Could you retype the lines below, starting at the line holding "Write the D3.js code for this chart." and stopping at the line holding "την ερχόμενη Κυριακή", inclusive? Copy them exactly and drop the images.

Rows from a dataset of charts and code

··········

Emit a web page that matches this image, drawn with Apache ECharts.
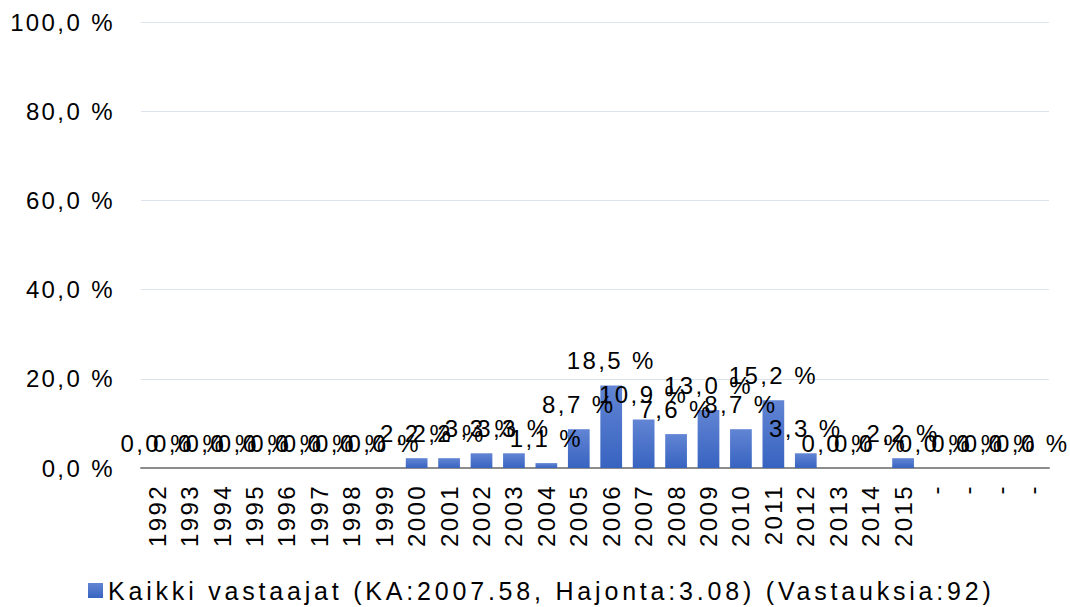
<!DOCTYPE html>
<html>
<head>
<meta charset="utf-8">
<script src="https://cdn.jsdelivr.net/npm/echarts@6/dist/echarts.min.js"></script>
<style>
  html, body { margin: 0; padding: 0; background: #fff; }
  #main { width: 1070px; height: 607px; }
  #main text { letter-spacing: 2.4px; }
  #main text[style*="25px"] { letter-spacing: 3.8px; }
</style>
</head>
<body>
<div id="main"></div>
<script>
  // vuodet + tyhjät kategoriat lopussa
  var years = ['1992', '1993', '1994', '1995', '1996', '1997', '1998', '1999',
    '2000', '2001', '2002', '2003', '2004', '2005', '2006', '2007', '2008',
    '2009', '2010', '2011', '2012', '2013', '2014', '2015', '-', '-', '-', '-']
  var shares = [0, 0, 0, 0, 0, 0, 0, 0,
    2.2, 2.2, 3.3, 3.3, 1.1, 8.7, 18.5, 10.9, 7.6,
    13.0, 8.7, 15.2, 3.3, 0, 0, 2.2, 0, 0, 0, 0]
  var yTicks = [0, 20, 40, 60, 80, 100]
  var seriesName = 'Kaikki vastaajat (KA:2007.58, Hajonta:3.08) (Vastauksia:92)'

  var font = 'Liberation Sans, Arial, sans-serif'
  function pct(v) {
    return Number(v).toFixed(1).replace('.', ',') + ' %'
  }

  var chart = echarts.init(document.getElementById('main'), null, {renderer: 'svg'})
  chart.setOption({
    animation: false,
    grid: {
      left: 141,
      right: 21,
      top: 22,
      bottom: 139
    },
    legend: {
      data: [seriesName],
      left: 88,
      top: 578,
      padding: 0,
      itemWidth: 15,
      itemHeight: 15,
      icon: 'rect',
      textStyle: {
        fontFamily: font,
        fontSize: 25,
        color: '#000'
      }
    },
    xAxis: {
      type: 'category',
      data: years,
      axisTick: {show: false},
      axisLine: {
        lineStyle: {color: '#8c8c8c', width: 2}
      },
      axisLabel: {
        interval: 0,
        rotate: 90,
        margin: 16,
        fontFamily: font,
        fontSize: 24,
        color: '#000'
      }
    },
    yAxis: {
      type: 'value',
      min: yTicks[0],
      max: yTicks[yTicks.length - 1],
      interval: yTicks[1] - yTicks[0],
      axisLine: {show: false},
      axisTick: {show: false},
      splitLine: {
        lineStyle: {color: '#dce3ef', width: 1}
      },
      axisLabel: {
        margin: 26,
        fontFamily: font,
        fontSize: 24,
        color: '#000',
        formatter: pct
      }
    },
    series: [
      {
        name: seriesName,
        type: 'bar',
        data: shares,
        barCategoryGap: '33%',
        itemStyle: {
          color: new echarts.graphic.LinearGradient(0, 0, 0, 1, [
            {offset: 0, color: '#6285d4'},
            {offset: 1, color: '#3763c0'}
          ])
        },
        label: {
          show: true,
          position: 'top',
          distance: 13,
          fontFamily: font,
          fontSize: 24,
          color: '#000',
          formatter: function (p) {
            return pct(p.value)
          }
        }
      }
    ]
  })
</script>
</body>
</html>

··········

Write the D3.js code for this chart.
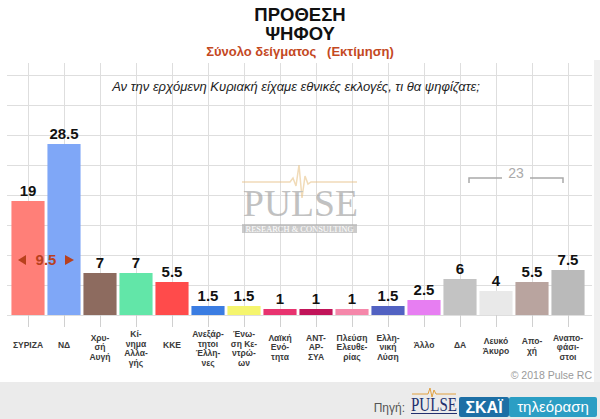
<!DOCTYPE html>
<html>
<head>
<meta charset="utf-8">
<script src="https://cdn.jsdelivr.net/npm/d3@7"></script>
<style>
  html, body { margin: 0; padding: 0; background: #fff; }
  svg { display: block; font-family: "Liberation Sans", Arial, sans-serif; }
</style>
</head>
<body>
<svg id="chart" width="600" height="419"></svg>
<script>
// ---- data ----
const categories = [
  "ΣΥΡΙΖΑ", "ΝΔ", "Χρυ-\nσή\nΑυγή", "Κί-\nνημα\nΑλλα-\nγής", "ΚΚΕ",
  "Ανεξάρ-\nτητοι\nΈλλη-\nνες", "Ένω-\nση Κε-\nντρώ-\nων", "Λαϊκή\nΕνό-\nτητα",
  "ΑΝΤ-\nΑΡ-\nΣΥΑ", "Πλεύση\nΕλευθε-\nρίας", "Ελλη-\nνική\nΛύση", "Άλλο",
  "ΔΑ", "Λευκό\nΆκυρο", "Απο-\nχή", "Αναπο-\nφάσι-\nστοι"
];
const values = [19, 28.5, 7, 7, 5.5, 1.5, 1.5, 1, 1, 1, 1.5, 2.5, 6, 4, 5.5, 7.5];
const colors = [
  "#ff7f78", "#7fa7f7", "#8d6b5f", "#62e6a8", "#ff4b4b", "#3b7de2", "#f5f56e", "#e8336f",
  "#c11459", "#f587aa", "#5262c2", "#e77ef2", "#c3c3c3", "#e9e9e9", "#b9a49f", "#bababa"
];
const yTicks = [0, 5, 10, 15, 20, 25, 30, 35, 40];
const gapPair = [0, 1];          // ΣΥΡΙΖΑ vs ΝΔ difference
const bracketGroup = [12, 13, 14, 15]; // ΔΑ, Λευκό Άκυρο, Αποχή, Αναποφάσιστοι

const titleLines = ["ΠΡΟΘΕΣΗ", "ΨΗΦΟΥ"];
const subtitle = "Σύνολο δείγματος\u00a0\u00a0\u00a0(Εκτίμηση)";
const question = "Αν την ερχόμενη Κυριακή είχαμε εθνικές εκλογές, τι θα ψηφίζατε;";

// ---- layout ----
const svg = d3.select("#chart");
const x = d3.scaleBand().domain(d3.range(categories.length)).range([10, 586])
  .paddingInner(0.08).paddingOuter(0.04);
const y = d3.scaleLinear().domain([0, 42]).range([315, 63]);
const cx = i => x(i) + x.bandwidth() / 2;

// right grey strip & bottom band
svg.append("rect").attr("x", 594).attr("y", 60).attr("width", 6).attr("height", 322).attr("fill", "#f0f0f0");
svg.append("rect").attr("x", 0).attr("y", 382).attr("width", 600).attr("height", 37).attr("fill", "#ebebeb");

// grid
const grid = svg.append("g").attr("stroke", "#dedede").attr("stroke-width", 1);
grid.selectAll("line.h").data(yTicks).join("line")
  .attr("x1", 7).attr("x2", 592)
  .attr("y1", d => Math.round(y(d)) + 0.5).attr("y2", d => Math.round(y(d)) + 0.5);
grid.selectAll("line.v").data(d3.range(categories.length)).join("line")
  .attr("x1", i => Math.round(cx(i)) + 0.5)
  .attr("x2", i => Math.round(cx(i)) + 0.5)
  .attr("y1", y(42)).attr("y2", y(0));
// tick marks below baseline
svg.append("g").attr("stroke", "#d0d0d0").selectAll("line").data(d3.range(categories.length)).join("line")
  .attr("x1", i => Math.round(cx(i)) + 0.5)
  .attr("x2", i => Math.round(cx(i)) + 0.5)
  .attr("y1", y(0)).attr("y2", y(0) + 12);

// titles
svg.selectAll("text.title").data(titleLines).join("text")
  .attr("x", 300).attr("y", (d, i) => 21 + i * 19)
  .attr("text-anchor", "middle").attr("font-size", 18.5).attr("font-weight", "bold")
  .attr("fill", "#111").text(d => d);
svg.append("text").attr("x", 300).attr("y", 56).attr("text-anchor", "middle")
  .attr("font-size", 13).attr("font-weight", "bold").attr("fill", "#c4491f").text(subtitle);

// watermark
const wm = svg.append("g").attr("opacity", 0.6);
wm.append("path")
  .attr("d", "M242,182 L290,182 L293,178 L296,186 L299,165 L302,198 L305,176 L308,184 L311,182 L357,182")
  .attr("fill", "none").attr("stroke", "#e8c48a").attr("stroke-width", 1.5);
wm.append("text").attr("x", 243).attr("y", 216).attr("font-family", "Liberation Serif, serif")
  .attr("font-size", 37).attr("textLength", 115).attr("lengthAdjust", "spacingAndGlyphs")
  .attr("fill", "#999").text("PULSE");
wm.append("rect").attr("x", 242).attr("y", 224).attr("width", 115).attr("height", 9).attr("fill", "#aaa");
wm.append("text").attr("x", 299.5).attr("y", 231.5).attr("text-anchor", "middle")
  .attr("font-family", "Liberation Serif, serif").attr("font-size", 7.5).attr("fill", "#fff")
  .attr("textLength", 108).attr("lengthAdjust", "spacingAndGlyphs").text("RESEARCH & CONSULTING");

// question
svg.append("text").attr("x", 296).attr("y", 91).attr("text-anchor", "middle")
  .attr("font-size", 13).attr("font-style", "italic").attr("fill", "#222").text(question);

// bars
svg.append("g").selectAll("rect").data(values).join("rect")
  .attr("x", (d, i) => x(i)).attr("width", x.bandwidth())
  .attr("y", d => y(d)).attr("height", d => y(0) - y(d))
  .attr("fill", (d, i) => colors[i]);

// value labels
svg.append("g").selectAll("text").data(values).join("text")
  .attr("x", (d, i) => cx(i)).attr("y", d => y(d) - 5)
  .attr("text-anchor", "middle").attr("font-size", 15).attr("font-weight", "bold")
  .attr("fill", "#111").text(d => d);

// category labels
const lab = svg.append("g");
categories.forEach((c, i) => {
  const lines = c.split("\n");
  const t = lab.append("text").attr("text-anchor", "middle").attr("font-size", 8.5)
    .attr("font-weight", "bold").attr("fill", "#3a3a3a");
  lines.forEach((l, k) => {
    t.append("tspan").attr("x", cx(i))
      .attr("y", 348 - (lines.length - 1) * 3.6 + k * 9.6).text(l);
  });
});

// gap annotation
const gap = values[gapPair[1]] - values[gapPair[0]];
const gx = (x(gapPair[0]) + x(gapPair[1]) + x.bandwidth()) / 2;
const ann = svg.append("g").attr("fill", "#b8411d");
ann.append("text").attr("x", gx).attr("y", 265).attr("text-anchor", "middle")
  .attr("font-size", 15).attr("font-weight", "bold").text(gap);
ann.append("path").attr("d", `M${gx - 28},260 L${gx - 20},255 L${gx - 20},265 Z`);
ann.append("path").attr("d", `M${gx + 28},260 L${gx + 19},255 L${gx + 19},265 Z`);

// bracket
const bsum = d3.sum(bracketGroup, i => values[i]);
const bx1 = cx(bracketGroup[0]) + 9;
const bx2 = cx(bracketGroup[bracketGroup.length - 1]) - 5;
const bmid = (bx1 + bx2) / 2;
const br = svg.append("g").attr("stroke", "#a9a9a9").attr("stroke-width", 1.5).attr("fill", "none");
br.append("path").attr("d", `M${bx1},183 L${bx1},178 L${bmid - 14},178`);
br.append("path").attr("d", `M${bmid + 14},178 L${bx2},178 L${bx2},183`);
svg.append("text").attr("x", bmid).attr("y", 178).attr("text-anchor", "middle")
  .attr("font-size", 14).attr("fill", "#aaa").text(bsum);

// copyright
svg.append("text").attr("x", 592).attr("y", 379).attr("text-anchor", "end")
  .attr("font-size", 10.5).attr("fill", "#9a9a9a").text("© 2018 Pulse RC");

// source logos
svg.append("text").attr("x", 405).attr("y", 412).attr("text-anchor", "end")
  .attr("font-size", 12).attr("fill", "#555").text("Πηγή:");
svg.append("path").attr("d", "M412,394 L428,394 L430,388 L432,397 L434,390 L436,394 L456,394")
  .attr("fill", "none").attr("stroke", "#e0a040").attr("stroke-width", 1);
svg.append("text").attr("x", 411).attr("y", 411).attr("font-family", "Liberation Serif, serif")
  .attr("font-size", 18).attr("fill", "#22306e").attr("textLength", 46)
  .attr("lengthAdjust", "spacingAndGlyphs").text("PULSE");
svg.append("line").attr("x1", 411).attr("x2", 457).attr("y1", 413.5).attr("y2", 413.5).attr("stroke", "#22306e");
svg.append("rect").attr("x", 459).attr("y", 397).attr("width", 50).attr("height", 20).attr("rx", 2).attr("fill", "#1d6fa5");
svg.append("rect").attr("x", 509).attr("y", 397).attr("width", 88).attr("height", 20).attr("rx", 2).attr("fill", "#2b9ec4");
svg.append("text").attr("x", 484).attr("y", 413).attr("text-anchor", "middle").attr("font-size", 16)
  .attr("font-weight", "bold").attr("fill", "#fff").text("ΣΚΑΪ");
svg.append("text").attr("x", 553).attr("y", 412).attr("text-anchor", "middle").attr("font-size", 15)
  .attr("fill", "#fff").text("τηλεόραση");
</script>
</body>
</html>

··········

### Answer for the task
Write the D3.js code for this chart.
<!DOCTYPE html>
<html>
<head>
<meta charset="utf-8">
<script src="https://cdn.jsdelivr.net/npm/d3@7"></script>
<style>
  html, body { margin: 0; padding: 0; background: #fff; }
  svg { display: block; font-family: "Liberation Sans", Arial, sans-serif; }
</style>
</head>
<body>
<svg id="chart" width="600" height="419"></svg>
<script>
// ---- data ----
const categories = [
  "ΣΥΡΙΖΑ", "ΝΔ", "Χρυ-\nσή\nΑυγή", "Κί-\nνημα\nΑλλα-\nγής", "ΚΚΕ",
  "Ανεξάρ-\nτητοι\nΈλλη-\nνες", "Ένω-\nση Κε-\nντρώ-\nων", "Λαϊκή\nΕνό-\nτητα",
  "ΑΝΤ-\nΑΡ-\nΣΥΑ", "Πλεύση\nΕλευθε-\nρίας", "Ελλη-\nνική\nΛύση", "Άλλο",
  "ΔΑ", "Λευκό\nΆκυρο", "Απο-\nχή", "Αναπο-\nφάσι-\nστοι"
];
const values = [19, 28.5, 7, 7, 5.5, 1.5, 1.5, 1, 1, 1, 1.5, 2.5, 6, 4, 5.5, 7.5];
const colors = [
  "#ff7f78", "#7fa7f7", "#8d6b5f", "#62e6a8", "#ff4b4b", "#3b7de2", "#f5f56e", "#e8336f",
  "#c11459", "#f587aa", "#5262c2", "#e77ef2", "#c3c3c3", "#e9e9e9", "#b9a49f", "#bababa"
];
const yTicks = [0, 5, 10, 15, 20, 25, 30, 35, 40];
const gapPair = [0, 1];          // ΣΥΡΙΖΑ vs ΝΔ difference
const bracketGroup = [12, 13, 14, 15]; // ΔΑ, Λευκό Άκυρο, Αποχή, Αναποφάσιστοι

const titleLines = ["ΠΡΟΘΕΣΗ", "ΨΗΦΟΥ"];
const subtitle = "Σύνολο δείγματος\u00a0\u00a0\u00a0(Εκτίμηση)";
const question = "Αν την ερχόμενη Κυριακή είχαμε εθνικές εκλογές, τι θα ψηφίζατε;";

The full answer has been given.